Caption This Photo. Comments are open! Winner gets 63 points. Go.
Oh dear. Here's a worse one: ♫Cause like a Wilpon he was layin' there No decent outfielders and he don't care He heard Scott Boras might just lend a hand He's gonna kidnap them in his Chevy van And that's all right with me♫
QUICK! CALL DETECTIVE STABLER AND BENSON OF THE SPECIAL VICTIMS UNIT! The van that stole our outfield has been spotted!
"Stop worrying, Jeff. It's easy. Just pull up along Roosevelt Avenue, grab Mr. Met and floor it. Saul's writing a ransom note as we speak!"

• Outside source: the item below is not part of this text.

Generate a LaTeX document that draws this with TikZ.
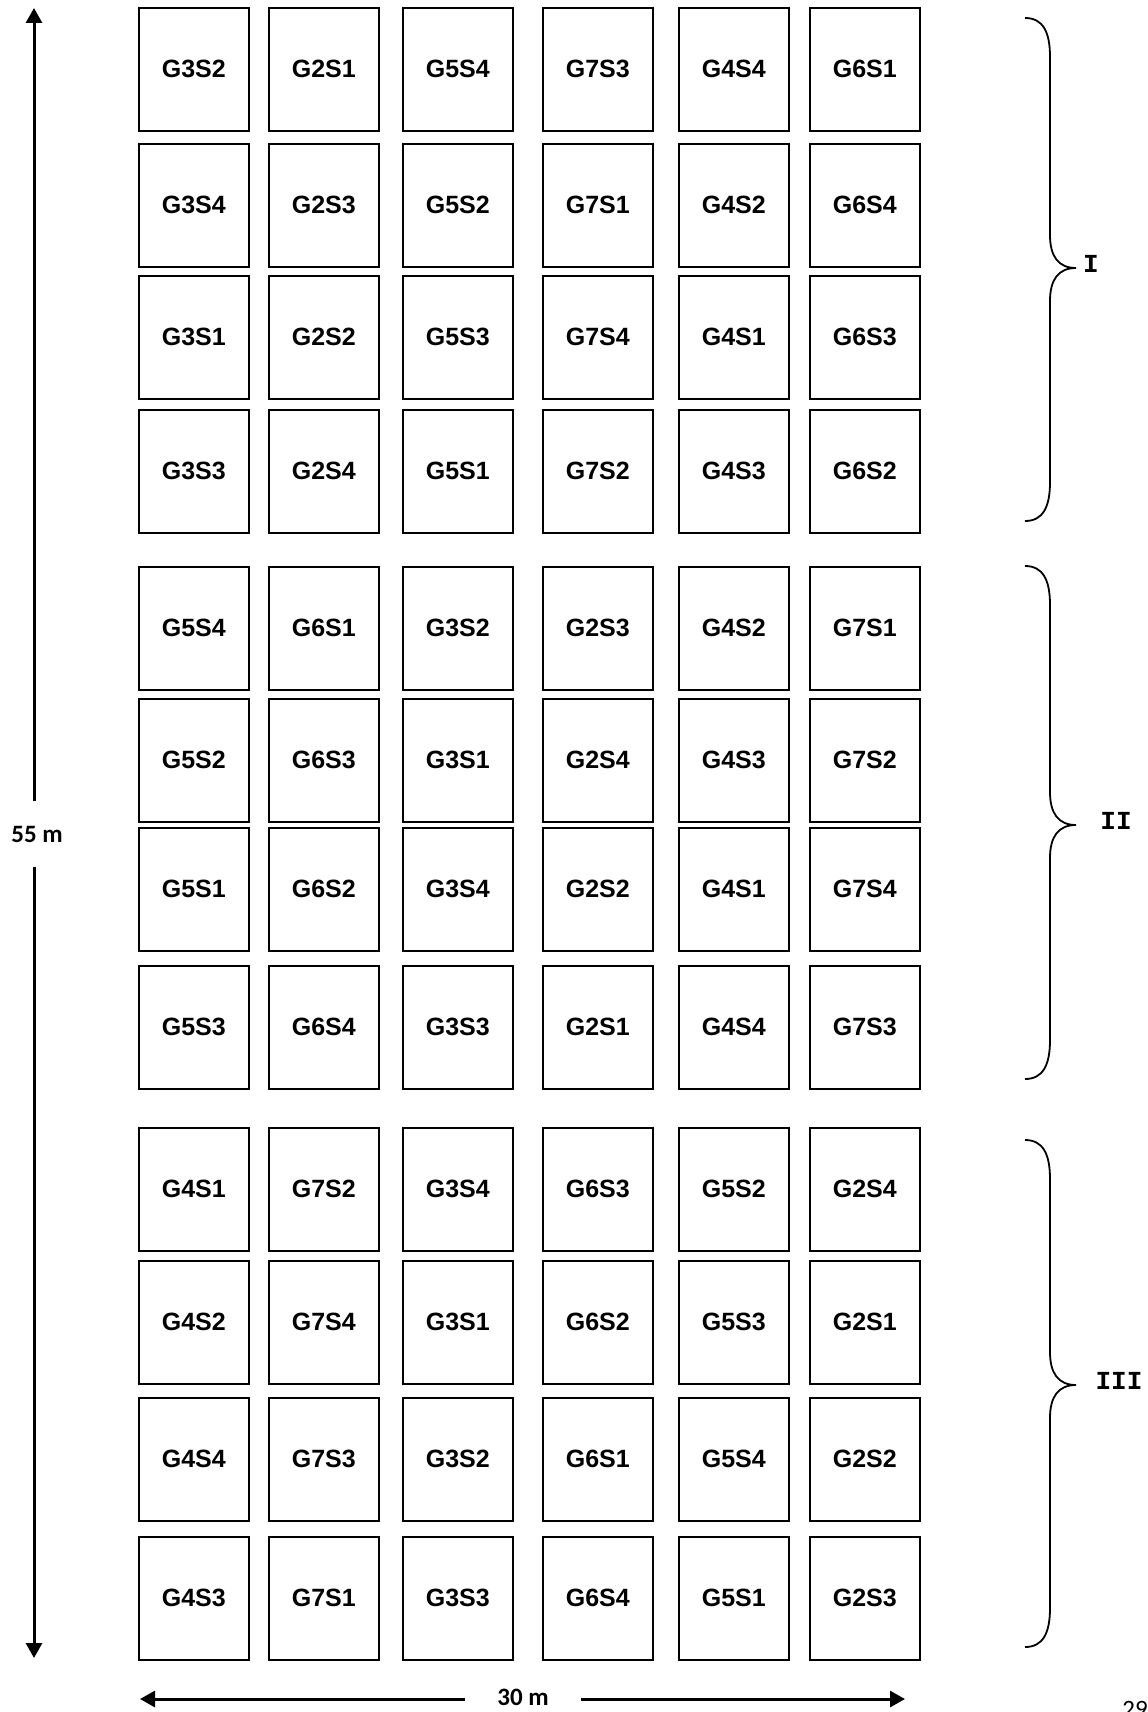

.....and, so, buy a full season ticket plan, and we'll thrown in this deluxe, official Met, transportantion vehicle....so, whaddya say ???....aw c'mon, it's a great deal....I'll even fill up the tank!
Hopefully the Mets didn't overpay for this veteran! Spoke too soon, Mets deferred payments through 2020!
To save money this year, the Mets will use company van for trips to Philly, Washington, and interleague with Yankees. Bus and commuter flights have been cut from budget this year.
Mets trade Joe Pignatano's gardening van and Josh Thole to the Detroit Tigers for a bucket of baseballs and a Scooby Doo van to be named later.